On Thursday September 20, the Medieval Institute hosted Fr. Andrew Louth as the first lecturer in the 2018-2019 Byzantine Lecture series. Fr. Louth, an expert in patristics and byzantine theology, delivered a talk entitled, “Orthodoxy and its Discontents: From the Synodikon of Orthodoxy to the Council of Ferrara/Florence,” to a packed room of around 70 audience members.
Fr. Louth skillfully examined the development of the term “orthodoxy” as a label for the religious opinions of the Byzantine Empire.
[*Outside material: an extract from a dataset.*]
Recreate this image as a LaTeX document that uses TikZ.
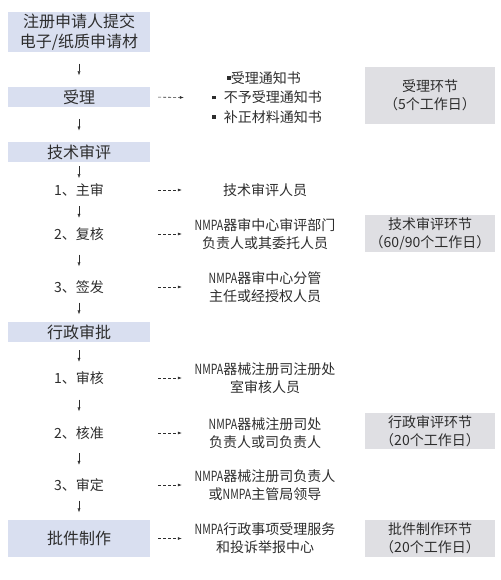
\documentclass[tikz,border=0pt]{standalone}
\usepackage{fontspec}
\setmainfont{Noto Sans CJK SC}
\usepackage{graphicx}
\usepackage{xcolor}
\usetikzlibrary{arrows.meta,positioning}

\definecolor{stagefill}{RGB}{217,223,240}
\definecolor{phasefill}{RGB}{223,223,227}
\definecolor{inkgray}{RGB}{45,45,45}
\newcommand{\nmpa}{\scalebox{0.75}[1]{NMPA}}
\newcommand{\sqbullet}{\rule[3.5pt]{3.5pt}{3.5pt}}

\begin{document}
\begin{tikzpicture}[x=1pt,y=-1pt,>=latex]
\tikzstyle{stagebox}=[rectangle,fill=stagefill,minimum width=142pt,inner sep=0pt,
                      align=center,text=inkgray,font=\fontsize{16}{20}\selectfont]
\tikzstyle{stepnode}=[rectangle,minimum width=142pt,minimum height=16pt,inner sep=0pt,
                      text=inkgray,font=\fontsize{14}{18}\selectfont]
\tikzstyle{rolenode}=[rectangle,minimum width=166pt,inner sep=0pt,align=center,
                      text=inkgray,font=\fontsize{14}{18}\selectfont]
\tikzstyle{phasebox}=[rectangle,fill=phasefill,minimum width=130pt,inner sep=0pt,
                      align=center,text=inkgray,font=\fontsize{14}{18}\selectfont]
\tikzstyle{downarrow}=[-{Latex[length=4pt,width=3pt]},thin,inkgray]
\tikzstyle{sidearrow}=[-{Latex[length=4pt,width=3pt]},semithick,inkgray,
                       dash pattern=on 3pt off 2pt,shorten <=8pt]

\useasboundingbox (0,0) rectangle (500,580);

% --- main flow (left) ---
\node[stagebox,minimum height=40pt] (submit) at (79,32) {注册申请人提交\\电子/纸质申请材};
\node[stagebox,minimum height=20pt] (accept) at (79,97) {受理};
\node[stagebox,minimum height=20pt] (tech) at (79,152.5) {技术审评};
\node[stepnode] (techA) at (79,190) {1、主审};
\node[stepnode] (techB) at (79,234) {2、复核};
\node[stepnode] (techC) at (79,287) {3、签发};
\node[stagebox,minimum height=20pt] (admin) at (79,332) {行政审批};
\node[stepnode] (adminA) at (79,378) {1、审核};
\node[stepnode] (adminB) at (79,433) {2、核准};
\node[stepnode] (adminC) at (79,485) {3、审定};
\node[stagebox,minimum height=37pt] (issue) at (79,538.5) {批件制作};

% --- who handles each step (middle) ---
\node[rolenode,align=left,font=\fontsize{14}{19.5}\selectfont] (notices) at (267,97.5)
  {\hspace{15pt}\sqbullet 受理通知书\\\sqbullet\hspace{8pt}不予受理通知书\\\sqbullet\hspace{8pt}补正材料通知书};
\node[rolenode] (roleA) at (265,190) {技术审评人员};
\node[rolenode] (roleB) at (265,234) {\nmpa 器审中心审评部门\\负责人或其委托人员};
\node[rolenode] (roleC) at (265,287) {\nmpa 器审中心分管\\主任或经授权人员};
\node[rolenode] (roleD) at (265,378) {\nmpa 器械注册司注册处\\室审核人员};
\node[rolenode] (roleE) at (265,433) {\nmpa 器械注册司处\\负责人或司负责人};
\node[rolenode] (roleF) at (265,485) {\nmpa 器械注册司负责人\\或\nmpa 主管局领导};
\node[rolenode] (roleG) at (265,538.5) {\nmpa 行政事项受理服务\\和投诉举报中心};

% --- time limits (right) ---
\node[phasebox,minimum height=57pt] (acceptPhase) at (430,95.5) {受理环节\\（5个工作日）};
\node[phasebox,minimum height=37pt] (techPhase) at (430,233.5) {技术审评环节\\（60/90个工作日）};
\node[phasebox,minimum height=36pt] (adminPhase) at (430,431) {行政审评环节\\（20个工作日）};
\node[phasebox,minimum height=37pt] (issuePhase) at (430,538.5) {批件制作环节\\（20个工作日）};

% --- arrows ---
\foreach \a/\b/\s in {submit/accept/11.5pt,accept/tech/11.75pt,tech/techA/3.75pt,
                      techA/techB/8pt,techB/techC/12.5pt,techC/admin/7.5pt,
                      admin/adminA/8pt,adminA/adminB/13.5pt,adminB/adminC/12pt,
                      adminC/issue/7.5pt}
  \draw[downarrow,shorten <=\s,shorten >=\s] (\a) -- (\b);
\foreach \a/\b in {accept/notices,techA/roleA,techB/roleB,techC/roleC,
                   adminA/roleD,adminB/roleE,adminC/roleF,issue/roleG}
  \draw[sidearrow] (\a.east) -- (\b.west);

\end{tikzpicture}
\end{document}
According to Fr. Louth, the official use of 'orthodoxy' probably goes back to the Synodikon of Orthodoxy, issued in 843. This is on the one hand a liturgical proclamation made on the First Sunday of Lent and annually thereafter, and on the other a political document, issued by the Emperor. Fr. Louth stressed that the Synodikon was primarily a performative text. Every year church goers would participate in the recitation of the text in defense of “orthodoxy” and, by their participation, become complicit in the construction of “orthodoxy.”
The complexity of “orthodoxy” provided much fodder for Fr. Louth’s talk. The Synodikon details what “orthodoxy” is not through the enumeration of multiple anathemas, but it never provides a positive definition of what “orthodoxy” is. Moreover, the Synodikon is not a closed list; emperors added to the document as new heresies and conflicts arose. Fr. Louth enumerated and examined the multiple difficulties that arise from the use of such a document to craft an “orthodox” identity.
Keep an eye on our events feed for notices of upcoming lectures in the Byzantine Series.
Andrew Louth is Professor Emeritus of Durham University and Honorary Fellow of the Vrije Universiteit, Amsterdam, attached to the Amsterdam Centre for Orthodox Theology. Previously he taught at Oxford University and Goldsmiths College, University of London. He has published widely on the church Fathers, with monographs on Dionysios the Areopagite, Maximos the Confessor, and John Damascene. More recently he has written an introduction of Orthodox Theology, and Modern Orthodox Thinkers (2015). He is an archpriest of the Diocese of Sourozh, Moscow Patriarchate.